__Aim__.
Which lines in the material below contain the word "matplotlib"? Copy each of them.
━━━━
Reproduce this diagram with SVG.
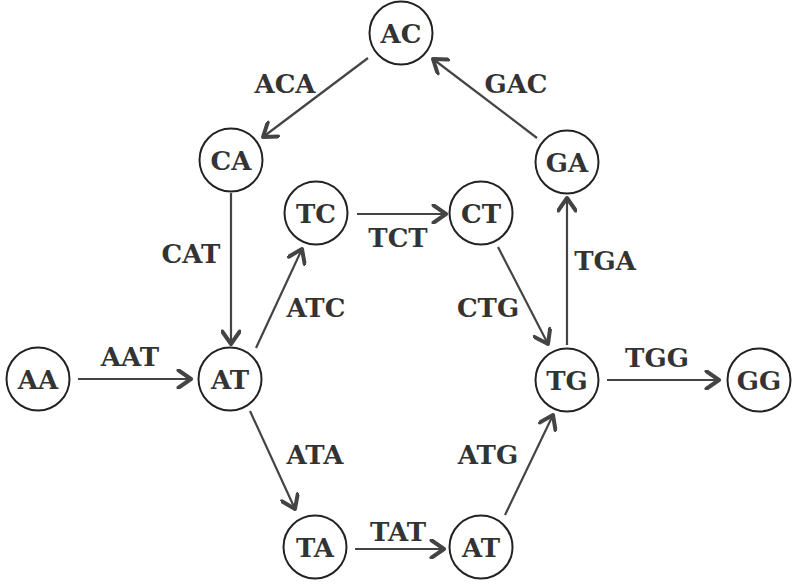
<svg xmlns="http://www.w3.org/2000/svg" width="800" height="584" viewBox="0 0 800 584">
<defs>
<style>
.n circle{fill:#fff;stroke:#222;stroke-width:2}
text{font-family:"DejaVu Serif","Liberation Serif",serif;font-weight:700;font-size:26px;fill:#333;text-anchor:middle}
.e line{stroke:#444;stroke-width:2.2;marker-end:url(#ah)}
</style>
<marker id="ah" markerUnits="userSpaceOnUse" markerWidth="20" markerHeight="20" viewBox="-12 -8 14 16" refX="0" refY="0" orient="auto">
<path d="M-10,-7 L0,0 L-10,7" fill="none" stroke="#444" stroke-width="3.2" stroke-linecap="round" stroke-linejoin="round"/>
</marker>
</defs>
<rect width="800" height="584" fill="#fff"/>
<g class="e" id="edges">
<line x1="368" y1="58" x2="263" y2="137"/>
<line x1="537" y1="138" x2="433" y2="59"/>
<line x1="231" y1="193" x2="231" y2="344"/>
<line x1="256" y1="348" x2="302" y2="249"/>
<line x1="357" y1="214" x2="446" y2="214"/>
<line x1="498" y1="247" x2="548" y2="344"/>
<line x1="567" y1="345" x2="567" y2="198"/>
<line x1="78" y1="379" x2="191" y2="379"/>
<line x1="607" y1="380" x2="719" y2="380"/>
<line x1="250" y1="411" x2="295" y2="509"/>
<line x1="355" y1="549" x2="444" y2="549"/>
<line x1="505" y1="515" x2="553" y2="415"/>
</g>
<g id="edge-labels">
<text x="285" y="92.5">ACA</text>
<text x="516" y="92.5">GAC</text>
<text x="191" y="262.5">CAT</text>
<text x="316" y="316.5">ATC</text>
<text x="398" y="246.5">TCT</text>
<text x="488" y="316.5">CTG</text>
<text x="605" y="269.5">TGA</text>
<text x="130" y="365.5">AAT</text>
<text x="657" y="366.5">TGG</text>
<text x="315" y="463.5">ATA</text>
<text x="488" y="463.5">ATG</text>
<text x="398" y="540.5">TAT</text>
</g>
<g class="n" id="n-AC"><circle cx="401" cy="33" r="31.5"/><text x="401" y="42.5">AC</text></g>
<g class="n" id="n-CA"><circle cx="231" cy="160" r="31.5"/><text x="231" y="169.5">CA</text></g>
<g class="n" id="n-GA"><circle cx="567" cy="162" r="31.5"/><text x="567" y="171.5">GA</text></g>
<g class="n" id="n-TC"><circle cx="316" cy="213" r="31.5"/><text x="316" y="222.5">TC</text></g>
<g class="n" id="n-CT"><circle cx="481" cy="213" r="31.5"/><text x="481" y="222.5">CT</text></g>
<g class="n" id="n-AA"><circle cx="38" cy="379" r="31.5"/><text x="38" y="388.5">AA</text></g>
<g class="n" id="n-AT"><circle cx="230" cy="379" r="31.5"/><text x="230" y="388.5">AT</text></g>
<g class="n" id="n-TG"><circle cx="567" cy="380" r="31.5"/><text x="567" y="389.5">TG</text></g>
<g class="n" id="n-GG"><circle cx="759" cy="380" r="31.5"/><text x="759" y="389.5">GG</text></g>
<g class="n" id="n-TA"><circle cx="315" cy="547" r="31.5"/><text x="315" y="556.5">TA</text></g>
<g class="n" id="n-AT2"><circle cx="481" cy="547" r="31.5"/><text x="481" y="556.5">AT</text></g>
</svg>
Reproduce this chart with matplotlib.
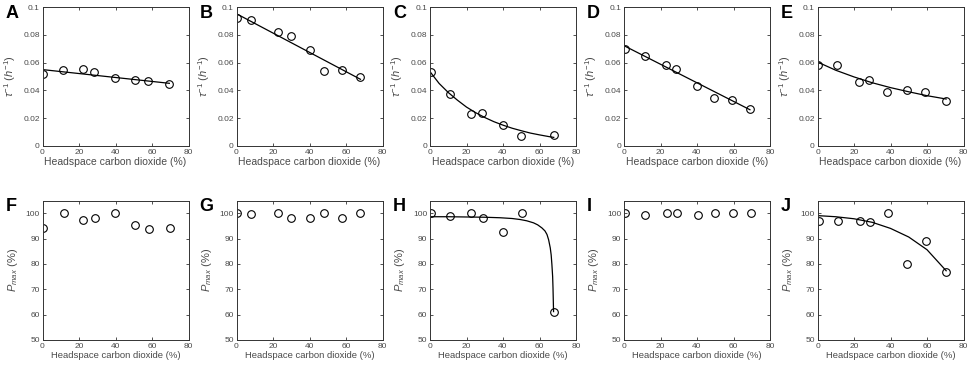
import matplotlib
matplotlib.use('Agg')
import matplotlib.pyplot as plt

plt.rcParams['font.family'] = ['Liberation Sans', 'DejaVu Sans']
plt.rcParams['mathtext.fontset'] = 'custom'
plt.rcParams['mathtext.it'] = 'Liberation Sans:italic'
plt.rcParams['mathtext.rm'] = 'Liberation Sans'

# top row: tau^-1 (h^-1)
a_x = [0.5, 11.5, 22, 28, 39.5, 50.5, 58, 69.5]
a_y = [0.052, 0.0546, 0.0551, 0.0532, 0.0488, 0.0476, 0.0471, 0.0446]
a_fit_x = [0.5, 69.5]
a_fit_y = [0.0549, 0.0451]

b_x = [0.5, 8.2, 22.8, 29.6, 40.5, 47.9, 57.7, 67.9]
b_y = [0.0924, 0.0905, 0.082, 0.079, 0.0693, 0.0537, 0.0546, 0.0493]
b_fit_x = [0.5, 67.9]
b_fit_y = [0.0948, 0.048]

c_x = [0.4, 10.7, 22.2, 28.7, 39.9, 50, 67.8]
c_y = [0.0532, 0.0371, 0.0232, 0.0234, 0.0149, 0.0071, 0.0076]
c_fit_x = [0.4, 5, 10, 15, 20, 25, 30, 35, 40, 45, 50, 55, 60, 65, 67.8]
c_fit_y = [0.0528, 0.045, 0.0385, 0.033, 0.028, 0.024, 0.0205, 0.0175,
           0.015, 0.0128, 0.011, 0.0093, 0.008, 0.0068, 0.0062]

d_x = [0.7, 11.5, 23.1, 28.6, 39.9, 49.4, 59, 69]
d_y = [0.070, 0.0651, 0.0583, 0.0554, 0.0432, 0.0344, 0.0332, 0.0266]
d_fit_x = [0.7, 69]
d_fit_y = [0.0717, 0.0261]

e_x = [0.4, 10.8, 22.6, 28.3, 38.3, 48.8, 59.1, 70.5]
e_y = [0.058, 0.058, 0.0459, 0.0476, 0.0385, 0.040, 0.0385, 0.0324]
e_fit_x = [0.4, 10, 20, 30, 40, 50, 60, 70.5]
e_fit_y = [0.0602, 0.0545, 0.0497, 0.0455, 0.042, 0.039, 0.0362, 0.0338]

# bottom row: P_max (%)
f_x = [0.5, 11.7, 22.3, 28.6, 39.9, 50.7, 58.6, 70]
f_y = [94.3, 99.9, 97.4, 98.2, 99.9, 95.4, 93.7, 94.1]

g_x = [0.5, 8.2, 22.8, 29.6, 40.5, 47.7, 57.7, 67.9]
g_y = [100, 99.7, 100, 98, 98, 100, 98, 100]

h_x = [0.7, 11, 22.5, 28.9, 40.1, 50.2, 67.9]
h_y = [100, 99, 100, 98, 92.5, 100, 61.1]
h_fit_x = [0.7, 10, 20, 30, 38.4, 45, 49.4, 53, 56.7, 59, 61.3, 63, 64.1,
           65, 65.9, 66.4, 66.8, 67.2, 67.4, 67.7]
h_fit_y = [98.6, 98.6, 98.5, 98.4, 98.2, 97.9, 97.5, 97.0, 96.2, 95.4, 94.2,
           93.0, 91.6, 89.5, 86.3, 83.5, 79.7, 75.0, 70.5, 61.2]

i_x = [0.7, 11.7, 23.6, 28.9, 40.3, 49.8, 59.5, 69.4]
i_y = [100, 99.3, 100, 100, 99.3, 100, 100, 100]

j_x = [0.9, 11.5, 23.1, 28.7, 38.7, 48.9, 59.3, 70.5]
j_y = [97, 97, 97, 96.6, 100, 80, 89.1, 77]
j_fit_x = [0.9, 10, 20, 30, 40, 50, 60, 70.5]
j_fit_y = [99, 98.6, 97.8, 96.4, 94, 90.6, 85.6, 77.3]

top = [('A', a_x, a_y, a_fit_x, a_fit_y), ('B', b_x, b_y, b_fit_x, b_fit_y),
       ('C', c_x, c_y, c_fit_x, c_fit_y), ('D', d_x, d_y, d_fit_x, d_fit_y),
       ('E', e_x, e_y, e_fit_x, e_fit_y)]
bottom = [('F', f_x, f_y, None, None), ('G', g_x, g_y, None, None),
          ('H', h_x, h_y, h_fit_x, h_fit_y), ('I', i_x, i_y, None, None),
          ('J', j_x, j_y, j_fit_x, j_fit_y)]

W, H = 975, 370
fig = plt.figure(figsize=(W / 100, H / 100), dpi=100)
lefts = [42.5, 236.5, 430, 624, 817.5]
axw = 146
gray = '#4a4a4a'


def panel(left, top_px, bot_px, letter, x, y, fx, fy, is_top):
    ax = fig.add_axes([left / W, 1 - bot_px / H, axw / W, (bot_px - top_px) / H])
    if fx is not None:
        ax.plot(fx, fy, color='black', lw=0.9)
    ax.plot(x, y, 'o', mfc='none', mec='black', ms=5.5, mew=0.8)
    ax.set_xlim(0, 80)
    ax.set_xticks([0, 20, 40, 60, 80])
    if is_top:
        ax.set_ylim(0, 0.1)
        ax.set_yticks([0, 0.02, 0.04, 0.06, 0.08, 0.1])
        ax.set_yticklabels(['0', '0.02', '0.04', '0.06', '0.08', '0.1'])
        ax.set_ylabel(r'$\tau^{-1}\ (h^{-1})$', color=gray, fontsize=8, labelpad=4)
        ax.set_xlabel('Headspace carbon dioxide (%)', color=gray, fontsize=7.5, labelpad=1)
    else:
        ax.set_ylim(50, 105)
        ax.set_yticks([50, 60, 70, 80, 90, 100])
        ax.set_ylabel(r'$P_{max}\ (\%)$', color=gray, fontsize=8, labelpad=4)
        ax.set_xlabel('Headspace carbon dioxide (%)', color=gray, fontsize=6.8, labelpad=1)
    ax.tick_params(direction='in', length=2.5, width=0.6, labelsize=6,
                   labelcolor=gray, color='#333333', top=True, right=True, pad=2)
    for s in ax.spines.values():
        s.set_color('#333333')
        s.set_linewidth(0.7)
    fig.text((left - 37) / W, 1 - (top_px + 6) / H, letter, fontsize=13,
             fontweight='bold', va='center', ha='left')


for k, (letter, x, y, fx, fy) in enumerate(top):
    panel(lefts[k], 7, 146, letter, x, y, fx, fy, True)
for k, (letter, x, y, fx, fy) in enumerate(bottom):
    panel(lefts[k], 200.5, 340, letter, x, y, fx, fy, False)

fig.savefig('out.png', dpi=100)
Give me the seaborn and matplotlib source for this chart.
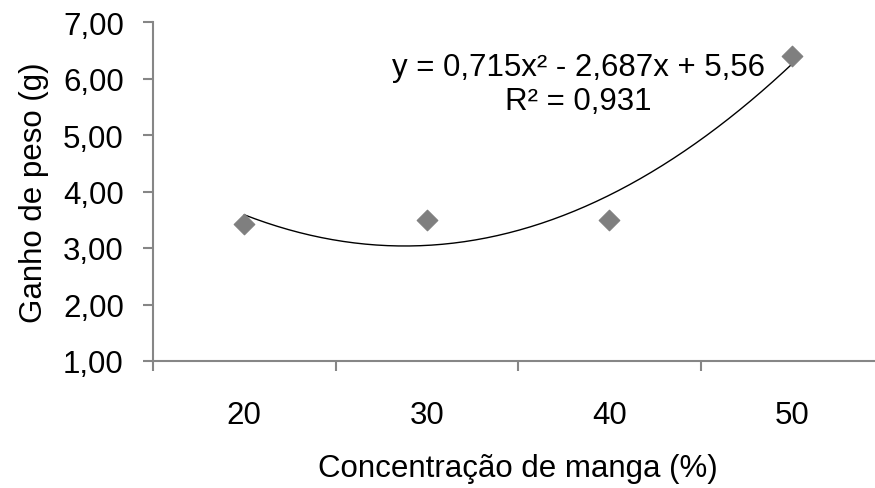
━━━━
__Task answer__.
Reproduce this chart with matplotlib.
import matplotlib
matplotlib.use('Agg')
import matplotlib.pyplot as plt
Give me the seaborn and matplotlib source for this chart.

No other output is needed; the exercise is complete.